Would you repeat the listing exactly but omit every picture?

━━ Dataset section ━━

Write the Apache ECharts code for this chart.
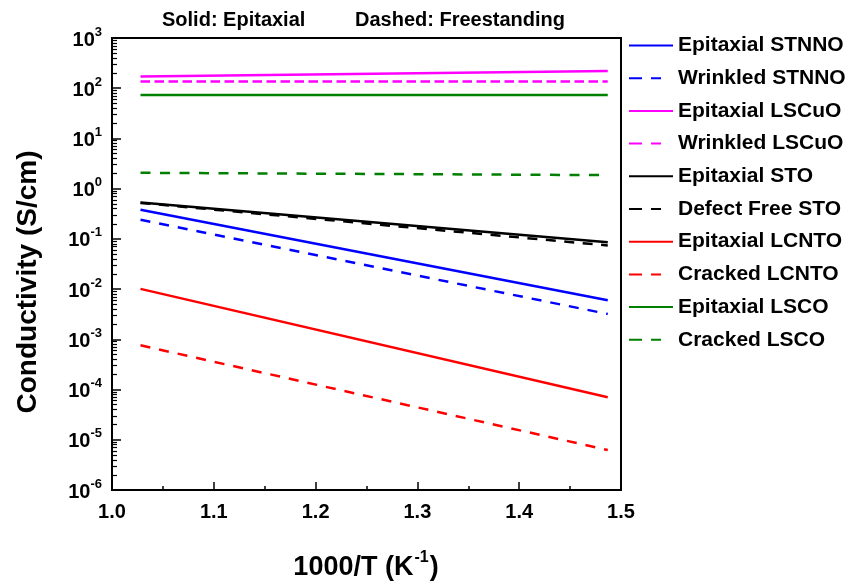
<!DOCTYPE html>
<html><head><meta charset="utf-8">
<script src="https://cdn.jsdelivr.net/npm/echarts@6/dist/echarts.min.js"></script>
<style>html,body{margin:0;padding:0;background:#fff}#c{width:848px;height:583px}</style>
</head><body><div id="c"></div>
<script>
// x positions (1000/T) of the line end points
const xStartEnd = [1.028, 1.487];
const seriesNames = ['Epitaxial STNNO','Wrinkled STNNO','Epitaxial LSCuO','Wrinkled LSCuO','Epitaxial STO','Defect Free STO','Epitaxial LCNTO','Cracked LCNTO','Epitaxial LSCO','Cracked LSCO'];
// conductivity (S/cm) at start and end x
const epiSTNNO = [0.38, 0.0060];
const wrkSTNNO = [0.24, 0.0032];
const epiLSCuO = [172, 220];
const wrkLSCuO = [136, 136];
const epiSTO   = [0.53, 0.086];
const dfSTO    = [0.52, 0.074];
const epiLCNTO = [0.0101, 7.0e-5];
const crkLCNTO = [7.6e-4, 6.25e-6];
const epiLSCO  = [73, 73];
const crkLSCO  = [2.07, 1.86];
const xTicks = [1.0, 1.1, 1.2, 1.3, 1.4, 1.5];
const yDecades = [-6,-5,-4,-3,-2,-1,0,1,2,3];

const valuesList = [epiSTNNO, wrkSTNNO, epiLSCuO, wrkLSCuO, epiSTO, dfSTO, epiLCNTO, crkLCNTO, epiLSCO, crkLSCO];
const colors = ['#0000ff','#0000ff','#ff00ff','#ff00ff','#000000','#000000','#ff0000','#ff0000','#008000','#008000'];
const dashed = [false,true,false,true,false,true,false,true,false,true];
const dashPat = [null,[10,9],null,[9.5,4.5],null,[10,8.5],null,[10,9],null,[10,9.5]];

const minorVals = [];
for (let e = -6; e < 3; e++) for (let k = 2; k <= 9; k++) minorVals.push(k * Math.pow(10, e));

const FONT = '"Liberation Sans", Arial, sans-serif';
const series = seriesNames.map((n, i) => ({
  name: n, type: 'line', symbol: 'none', showSymbol: false, animation: false,
  data: xStartEnd.map((x, j) => [x, valuesList[i][j]]),
  lineStyle: { color: colors[i], width: 2.5, type: dashed[i] ? dashPat[i] : 'solid' },
  itemStyle: { color: colors[i] },
  z: dashed[i] ? 3 : 2
}));

const chart = echarts.init(document.getElementById('c'));
chart.setOption({
  animation: false,
  backgroundColor: '#fff',
  grid: { left: 112, right: 227, top: 38, bottom: 93, show: true, borderColor: '#000', borderWidth: 2, backgroundColor: 'transparent' },
  legend: {
    orient: 'vertical', left: 628, top: 35, padding: 0,
    itemWidth: 44, itemHeight: 14, itemGap: 11.7,
    itemStyle: { opacity: 0, borderWidth: 0 },
    textStyle: { fontFamily: FONT, fontWeight: 'bold', fontSize: 21, color: '#000', lineHeight: 21 },
    data: seriesNames.map((n, i) => ({
      name: n,
      itemStyle: { opacity: 0, borderWidth: 0 },
      lineStyle: { width: 2, opacity: 1, type: dashed[i] ? [13, 9, 10, 40] : 'solid' }
    }))
  },
  xAxis: {
    type: 'value', min: 1.0, max: 1.5, interval: 0.1,
    axisLine: { show: true, lineStyle: { color: '#000', width: 2 } },
    axisTick: { show: true, inside: true, length: 8, lineStyle: { color: '#000', width: 1.5 } },
    minorTick: { show: true, splitNumber: 2, length: 4, lineStyle: { color: '#000', width: 1.5 } },
    splitLine: { show: false },
    axisLabel: { margin: 12, fontFamily: FONT, fontWeight: 'bold', fontSize: 20, color: '#000',
      formatter: v => v.toFixed(1) }
  },
  yAxis: [{
    type: 'log', logBase: 10, min: 1e-6, max: 1e3, interval: 1,
    axisLine: { show: true, lineStyle: { color: '#000', width: 2 } },
    axisTick: { show: true, inside: true, length: 9, lineStyle: { color: '#000', width: 1.5 } },
    splitLine: { show: false },
    axisLabel: {
      margin: 10, color: '#000',
      formatter: v => '{b|10}{s|' + Math.round(Math.log10(v)) + '}',
      rich: {
        b: { fontFamily: FONT, fontWeight: 'bold', fontSize: 20, color: '#000', padding: [4, 0, 0, 0] },
        s: { fontFamily: FONT, fontWeight: 'bold', fontSize: 13, color: '#000', padding: [0, 0, 12, 0] }
      }
    }
  }, {
    type: 'log', logBase: 10, min: 1e-6, max: 1e3, position: 'left', offset: 0,
    axisLine: { show: false },
    axisLabel: { show: false },
    splitLine: { show: false },
    axisTick: { show: true, inside: true, length: 5, customValues: minorVals, lineStyle: { color: '#000', width: 1.2 } }
  }],
  graphic: [
    { type: 'text', left: 162, top: 10, style: { text: 'Solid: Epitaxial', font: 'bold 20px ' + FONT, fill: '#000' } },
    { type: 'text', left: 355, top: 10, style: { text: 'Dashed: Freestanding', font: 'bold 20px ' + FONT, fill: '#000' } },
    { type: 'text', x: 28, y: 282, rotation: Math.PI / 2,
      style: { text: 'Conductivity (S/cm)', font: 'bold 28px ' + FONT, fill: '#000', align: 'center', verticalAlign: 'middle' } },
    { type: 'text', x: 366, y: 565,
      style: { text: '{b|1000/T (K}{s|-1}{b|)}', align: 'center', verticalAlign: 'middle',
        rich: {
          b: { fontFamily: FONT, fontWeight: 'bold', fontSize: 27, fill: '#000', color: '#000', padding: [6, 0, 0, 0] },
          s: { fontFamily: FONT, fontWeight: 'bold', fontSize: 16, fill: '#000', color: '#000', padding: [0, 1, 14, 1] }
        } } }
  ],
  series: series
});
</script></body></html>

━━━

Response -
Write the Apache ECharts code for this chart.
<!DOCTYPE html>
<html><head><meta charset="utf-8">
<script src="https://cdn.jsdelivr.net/npm/echarts@6/dist/echarts.min.js"></script>
<style>html,body{margin:0;padding:0;background:#fff}#c{width:848px;height:583px}</style>
</head><body><div id="c"></div>
<script>
// x positions (1000/T) of the line end points
const xStartEnd = [1.028, 1.487];
const seriesNames = ['Epitaxial STNNO','Wrinkled STNNO','Epitaxial LSCuO','Wrinkled LSCuO','Epitaxial STO','Defect Free STO','Epitaxial LCNTO','Cracked LCNTO','Epitaxial LSCO','Cracked LSCO'];
// conductivity (S/cm) at start and end x
const epiSTNNO = [0.38, 0.0060];
const wrkSTNNO = [0.24, 0.0032];
const epiLSCuO = [172, 220];
const wrkLSCuO = [136, 136];
const epiSTO   = [0.53, 0.086];
const dfSTO    = [0.52, 0.074];
const epiLCNTO = [0.0101, 7.0e-5];
const crkLCNTO = [7.6e-4, 6.25e-6];
const epiLSCO  = [73, 73];
const crkLSCO  = [2.07, 1.86];
const xTicks = [1.0, 1.1, 1.2, 1.3, 1.4, 1.5];
const yDecades = [-6,-5,-4,-3,-2,-1,0,1,2,3];

const valuesList = [epiSTNNO, wrkSTNNO, epiLSCuO, wrkLSCuO, epiSTO, dfSTO, epiLCNTO, crkLCNTO, epiLSCO, crkLSCO];
const colors = ['#0000ff','#0000ff','#ff00ff','#ff00ff','#000000','#000000','#ff0000','#ff0000','#008000','#008000'];
const dashed = [false,true,false,true,false,true,false,true,false,true];
const dashPat = [null,[10,9],null,[9.5,4.5],null,[10,8.5],null,[10,9],null,[10,9.5]];

const minorVals = [];
for (let e = -6; e < 3; e++) for (let k = 2; k <= 9; k++) minorVals.push(k * Math.pow(10, e));

const FONT = '"Liberation Sans", Arial, sans-serif';
const series = seriesNames.map((n, i) => ({
  name: n, type: 'line', symbol: 'none', showSymbol: false, animation: false,
  data: xStartEnd.map((x, j) => [x, valuesList[i][j]]),
  lineStyle: { color: colors[i], width: 2.5, type: dashed[i] ? dashPat[i] : 'solid' },
  itemStyle: { color: colors[i] },
  z: dashed[i] ? 3 : 2
}));

const chart = echarts.init(document.getElementById('c'));
chart.setOption({
  animation: false,
  backgroundColor: '#fff',
  grid: { left: 112, right: 227, top: 38, bottom: 93, show: true, borderColor: '#000', borderWidth: 2, backgroundColor: 'transparent' },
  legend: {
    orient: 'vertical', left: 628, top: 35, padding: 0,
    itemWidth: 44, itemHeight: 14, itemGap: 11.7,
    itemStyle: { opacity: 0, borderWidth: 0 },
    textStyle: { fontFamily: FONT, fontWeight: 'bold', fontSize: 21, color: '#000', lineHeight: 21 },
    data: seriesNames.map((n, i) => ({
      name: n,
      itemStyle: { opacity: 0, borderWidth: 0 },
      lineStyle: { width: 2, opacity: 1, type: dashed[i] ? [13, 9, 10, 40] : 'solid' }
    }))
  },
  xAxis: {
    type: 'value', min: 1.0, max: 1.5, interval: 0.1,
    axisLine: { show: true, lineStyle: { color: '#000', width: 2 } },
    axisTick: { show: true, inside: true, length: 8, lineStyle: { color: '#000', width: 1.5 } },
    minorTick: { show: true, splitNumber: 2, length: 4, lineStyle: { color: '#000', width: 1.5 } },
    splitLine: { show: false },
    axisLabel: { margin: 12, fontFamily: FONT, fontWeight: 'bold', fontSize: 20, color: '#000',
      formatter: v => v.toFixed(1) }
  },
  yAxis: [{
    type: 'log', logBase: 10, min: 1e-6, max: 1e3, interval: 1,
    axisLine: { show: true, lineStyle: { color: '#000', width: 2 } },
    axisTick: { show: true, inside: true, length: 9, lineStyle: { color: '#000', width: 1.5 } },
    splitLine: { show: false },
    axisLabel: {
      margin: 10, color: '#000',
      formatter: v => '{b|10}{s|' + Math.round(Math.log10(v)) + '}',
      rich: {
        b: { fontFamily: FONT, fontWeight: 'bold', fontSize: 20, color: '#000', padding: [4, 0, 0, 0] },
        s: { fontFamily: FONT, fontWeight: 'bold', fontSize: 13, color: '#000', padding: [0, 0, 12, 0] }
      }
    }
  }, {
    type: 'log', logBase: 10, min: 1e-6, max: 1e3, position: 'left', offset: 0,
    axisLine: { show: false },
    axisLabel: { show: false },
    splitLine: { show: false },
    axisTick: { show: true, inside: true, length: 5, customValues: minorVals, lineStyle: { color: '#000', width: 1.2 } }
  }],
  graphic: [
    { type: 'text', left: 162, top: 10, style: { text: 'Solid: Epitaxial', font: 'bold 20px ' + FONT, fill: '#000' } },
    { type: 'text', left: 355, top: 10, style: { text: 'Dashed: Freestanding', font: 'bold 20px ' + FONT, fill: '#000' } },
    { type: 'text', x: 28, y: 282, rotation: Math.PI / 2,
      style: { text: 'Conductivity (S/cm)', font: 'bold 28px ' + FONT, fill: '#000', align: 'center', verticalAlign: 'middle' } },
    { type: 'text', x: 366, y: 565,
      style: { text: '{b|1000/T (K}{s|-1}{b|)}', align: 'center', verticalAlign: 'middle',
        rich: {
          b: { fontFamily: FONT, fontWeight: 'bold', fontSize: 27, fill: '#000', color: '#000', padding: [6, 0, 0, 0] },
          s: { fontFamily: FONT, fontWeight: 'bold', fontSize: 16, fill: '#000', color: '#000', padding: [0, 1, 14, 1] }
        } } }
  ],
  series: series
});
</script></body></html>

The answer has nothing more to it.